▶ PROBLEM:
Scan the data below for the string "Python". Show every line where it turns up.

Rows from a dataset of charts and code

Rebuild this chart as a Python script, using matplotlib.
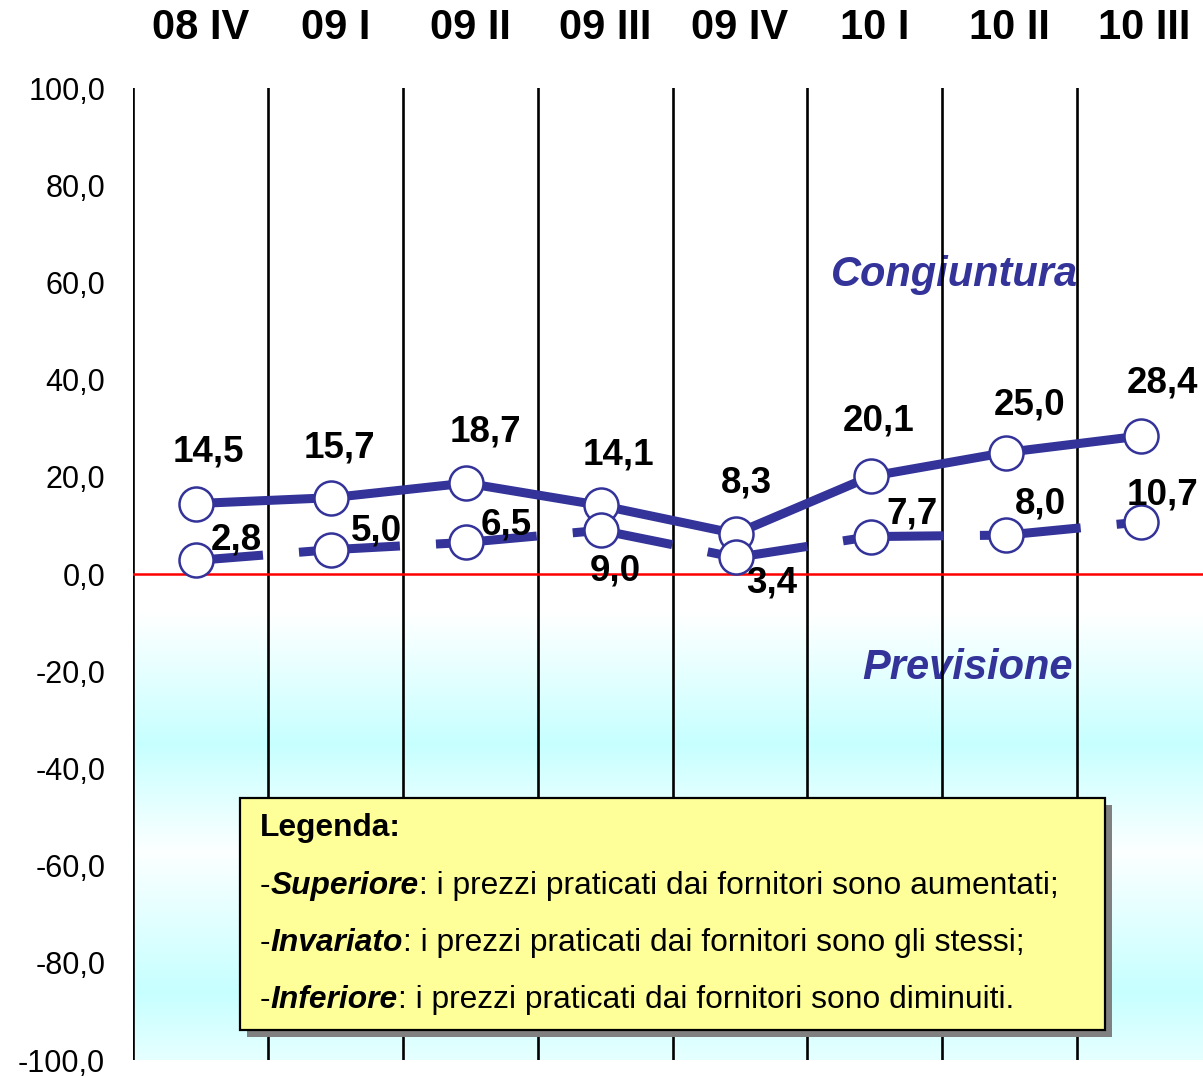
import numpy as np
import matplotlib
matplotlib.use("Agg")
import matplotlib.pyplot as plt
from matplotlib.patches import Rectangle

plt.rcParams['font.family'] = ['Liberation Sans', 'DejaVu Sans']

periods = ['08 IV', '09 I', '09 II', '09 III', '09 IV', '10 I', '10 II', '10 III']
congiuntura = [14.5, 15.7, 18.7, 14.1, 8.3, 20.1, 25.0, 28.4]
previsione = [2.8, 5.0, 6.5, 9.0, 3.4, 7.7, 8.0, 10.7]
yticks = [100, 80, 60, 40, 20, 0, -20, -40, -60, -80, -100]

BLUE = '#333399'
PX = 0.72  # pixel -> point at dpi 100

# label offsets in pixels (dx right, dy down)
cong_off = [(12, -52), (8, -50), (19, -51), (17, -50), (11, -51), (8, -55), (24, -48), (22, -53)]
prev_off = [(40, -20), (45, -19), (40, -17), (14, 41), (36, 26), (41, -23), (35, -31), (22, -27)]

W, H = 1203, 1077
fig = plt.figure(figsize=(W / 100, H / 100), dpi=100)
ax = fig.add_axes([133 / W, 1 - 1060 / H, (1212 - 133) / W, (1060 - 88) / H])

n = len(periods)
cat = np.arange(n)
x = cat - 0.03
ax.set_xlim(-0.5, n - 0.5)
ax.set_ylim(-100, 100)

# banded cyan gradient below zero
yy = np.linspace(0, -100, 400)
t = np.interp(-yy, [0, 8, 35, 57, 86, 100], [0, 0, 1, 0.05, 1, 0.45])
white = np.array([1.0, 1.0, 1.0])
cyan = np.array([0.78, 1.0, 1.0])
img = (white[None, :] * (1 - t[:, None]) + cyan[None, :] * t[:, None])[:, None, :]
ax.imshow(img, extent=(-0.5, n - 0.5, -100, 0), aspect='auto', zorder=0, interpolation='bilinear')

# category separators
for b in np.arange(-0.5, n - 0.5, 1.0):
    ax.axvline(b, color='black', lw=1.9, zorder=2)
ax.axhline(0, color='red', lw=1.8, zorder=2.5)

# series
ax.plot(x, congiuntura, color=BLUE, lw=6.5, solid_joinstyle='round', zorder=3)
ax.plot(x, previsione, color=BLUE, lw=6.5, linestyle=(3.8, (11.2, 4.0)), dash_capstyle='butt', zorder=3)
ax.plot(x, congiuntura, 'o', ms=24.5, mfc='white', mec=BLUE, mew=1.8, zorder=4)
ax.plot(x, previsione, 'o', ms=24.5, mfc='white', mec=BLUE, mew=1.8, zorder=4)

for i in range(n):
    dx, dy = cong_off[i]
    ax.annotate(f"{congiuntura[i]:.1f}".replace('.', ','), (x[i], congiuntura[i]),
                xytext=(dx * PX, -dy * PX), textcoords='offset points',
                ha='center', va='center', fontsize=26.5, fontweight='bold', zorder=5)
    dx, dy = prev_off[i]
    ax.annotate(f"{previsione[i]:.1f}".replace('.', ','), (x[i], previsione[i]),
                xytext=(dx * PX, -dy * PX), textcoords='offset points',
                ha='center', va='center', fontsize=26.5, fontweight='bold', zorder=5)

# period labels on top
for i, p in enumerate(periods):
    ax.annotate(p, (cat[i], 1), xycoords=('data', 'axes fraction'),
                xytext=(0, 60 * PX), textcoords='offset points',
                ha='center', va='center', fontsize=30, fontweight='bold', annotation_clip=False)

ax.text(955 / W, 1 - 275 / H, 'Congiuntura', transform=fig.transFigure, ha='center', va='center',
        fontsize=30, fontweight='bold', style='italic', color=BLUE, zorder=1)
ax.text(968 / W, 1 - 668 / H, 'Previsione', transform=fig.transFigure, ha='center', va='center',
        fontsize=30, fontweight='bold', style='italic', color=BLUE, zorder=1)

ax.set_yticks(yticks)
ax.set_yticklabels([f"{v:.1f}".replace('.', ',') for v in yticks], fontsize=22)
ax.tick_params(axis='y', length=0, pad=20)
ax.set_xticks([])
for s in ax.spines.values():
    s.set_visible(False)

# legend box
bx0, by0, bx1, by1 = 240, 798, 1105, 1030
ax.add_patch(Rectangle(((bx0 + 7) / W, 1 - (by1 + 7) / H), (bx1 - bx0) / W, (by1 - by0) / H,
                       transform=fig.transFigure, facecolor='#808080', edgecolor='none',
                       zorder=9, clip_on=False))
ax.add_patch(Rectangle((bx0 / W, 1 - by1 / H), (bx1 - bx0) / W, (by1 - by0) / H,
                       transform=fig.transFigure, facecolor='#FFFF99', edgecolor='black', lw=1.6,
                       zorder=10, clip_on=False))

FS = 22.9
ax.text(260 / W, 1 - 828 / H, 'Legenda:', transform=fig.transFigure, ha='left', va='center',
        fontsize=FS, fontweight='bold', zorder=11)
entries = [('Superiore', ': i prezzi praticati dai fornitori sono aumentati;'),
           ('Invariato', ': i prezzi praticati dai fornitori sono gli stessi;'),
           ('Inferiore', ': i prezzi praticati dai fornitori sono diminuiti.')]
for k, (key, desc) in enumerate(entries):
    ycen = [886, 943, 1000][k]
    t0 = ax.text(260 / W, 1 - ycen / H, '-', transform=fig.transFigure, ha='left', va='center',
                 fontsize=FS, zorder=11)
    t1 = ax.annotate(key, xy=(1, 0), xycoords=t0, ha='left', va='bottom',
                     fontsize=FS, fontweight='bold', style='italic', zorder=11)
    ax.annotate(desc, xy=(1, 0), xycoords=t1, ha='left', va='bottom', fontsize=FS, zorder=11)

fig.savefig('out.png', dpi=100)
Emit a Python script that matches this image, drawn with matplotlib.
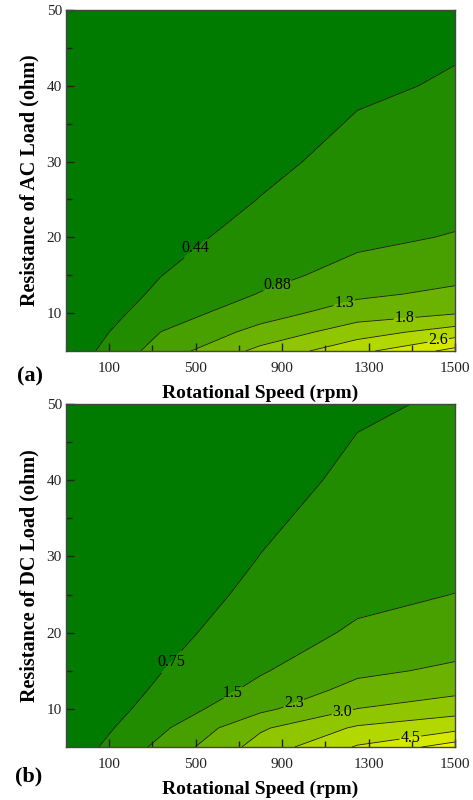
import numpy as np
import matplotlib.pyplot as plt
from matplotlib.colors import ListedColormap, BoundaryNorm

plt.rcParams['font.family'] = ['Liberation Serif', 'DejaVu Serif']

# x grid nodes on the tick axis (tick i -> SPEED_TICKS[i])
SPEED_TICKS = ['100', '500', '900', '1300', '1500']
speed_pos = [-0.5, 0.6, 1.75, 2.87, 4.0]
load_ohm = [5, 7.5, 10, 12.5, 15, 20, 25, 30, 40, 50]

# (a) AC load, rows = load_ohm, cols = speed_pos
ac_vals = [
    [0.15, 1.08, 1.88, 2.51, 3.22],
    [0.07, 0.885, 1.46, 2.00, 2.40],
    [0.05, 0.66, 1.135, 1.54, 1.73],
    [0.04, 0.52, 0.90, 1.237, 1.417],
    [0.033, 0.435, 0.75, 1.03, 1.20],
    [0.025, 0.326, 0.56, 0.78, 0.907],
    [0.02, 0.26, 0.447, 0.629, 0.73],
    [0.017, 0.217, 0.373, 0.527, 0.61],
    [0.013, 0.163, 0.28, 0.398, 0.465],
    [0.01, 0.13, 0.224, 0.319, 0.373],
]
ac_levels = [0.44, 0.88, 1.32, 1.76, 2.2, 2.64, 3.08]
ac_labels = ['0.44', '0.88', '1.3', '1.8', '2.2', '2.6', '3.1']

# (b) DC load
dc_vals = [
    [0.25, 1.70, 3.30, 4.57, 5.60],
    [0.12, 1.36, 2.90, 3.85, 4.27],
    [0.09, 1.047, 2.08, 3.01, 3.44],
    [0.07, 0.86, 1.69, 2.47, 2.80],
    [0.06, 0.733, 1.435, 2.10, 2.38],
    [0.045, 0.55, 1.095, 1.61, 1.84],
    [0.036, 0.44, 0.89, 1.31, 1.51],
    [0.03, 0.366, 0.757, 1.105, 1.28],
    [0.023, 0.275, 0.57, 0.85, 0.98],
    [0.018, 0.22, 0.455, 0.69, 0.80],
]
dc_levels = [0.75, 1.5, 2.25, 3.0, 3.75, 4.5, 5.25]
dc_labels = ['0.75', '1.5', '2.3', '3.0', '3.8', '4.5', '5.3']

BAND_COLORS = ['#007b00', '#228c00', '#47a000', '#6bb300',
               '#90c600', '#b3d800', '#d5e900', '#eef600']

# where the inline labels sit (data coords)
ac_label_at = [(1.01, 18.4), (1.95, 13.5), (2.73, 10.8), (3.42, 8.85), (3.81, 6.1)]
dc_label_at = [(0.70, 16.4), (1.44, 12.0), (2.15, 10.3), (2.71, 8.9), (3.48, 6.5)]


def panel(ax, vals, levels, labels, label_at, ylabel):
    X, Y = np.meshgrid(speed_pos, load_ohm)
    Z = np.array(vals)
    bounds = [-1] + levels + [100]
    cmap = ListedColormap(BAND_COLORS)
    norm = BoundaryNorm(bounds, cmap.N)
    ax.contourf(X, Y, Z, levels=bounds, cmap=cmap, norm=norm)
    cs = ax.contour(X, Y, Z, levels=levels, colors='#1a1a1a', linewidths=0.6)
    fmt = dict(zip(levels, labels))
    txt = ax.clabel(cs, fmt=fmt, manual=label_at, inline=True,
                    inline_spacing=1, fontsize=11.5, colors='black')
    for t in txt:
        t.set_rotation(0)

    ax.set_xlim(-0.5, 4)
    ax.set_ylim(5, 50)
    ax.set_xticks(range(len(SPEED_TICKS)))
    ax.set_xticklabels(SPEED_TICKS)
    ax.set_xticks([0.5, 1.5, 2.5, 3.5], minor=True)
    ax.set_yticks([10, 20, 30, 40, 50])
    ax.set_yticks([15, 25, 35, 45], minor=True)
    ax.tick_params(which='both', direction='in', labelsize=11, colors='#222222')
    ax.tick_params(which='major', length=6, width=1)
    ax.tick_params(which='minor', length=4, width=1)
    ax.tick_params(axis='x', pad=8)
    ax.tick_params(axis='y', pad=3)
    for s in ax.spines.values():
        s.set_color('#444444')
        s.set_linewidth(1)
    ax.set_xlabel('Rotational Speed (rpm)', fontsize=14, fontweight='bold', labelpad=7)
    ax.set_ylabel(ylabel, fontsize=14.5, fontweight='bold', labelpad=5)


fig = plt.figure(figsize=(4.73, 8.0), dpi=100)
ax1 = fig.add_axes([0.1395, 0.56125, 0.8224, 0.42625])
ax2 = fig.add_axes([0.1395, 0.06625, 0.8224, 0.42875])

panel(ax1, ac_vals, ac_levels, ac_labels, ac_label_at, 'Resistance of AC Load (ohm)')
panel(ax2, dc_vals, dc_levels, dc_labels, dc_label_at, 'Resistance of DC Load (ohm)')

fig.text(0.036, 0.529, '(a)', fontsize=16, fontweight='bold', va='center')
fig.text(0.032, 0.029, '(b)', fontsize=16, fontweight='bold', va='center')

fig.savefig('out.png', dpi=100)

▶ RESPONSE TO THE TASK:
Rebuild this chart as a Python script, using matplotlib.
Emit a Python script that matches this image, drawn with matplotlib.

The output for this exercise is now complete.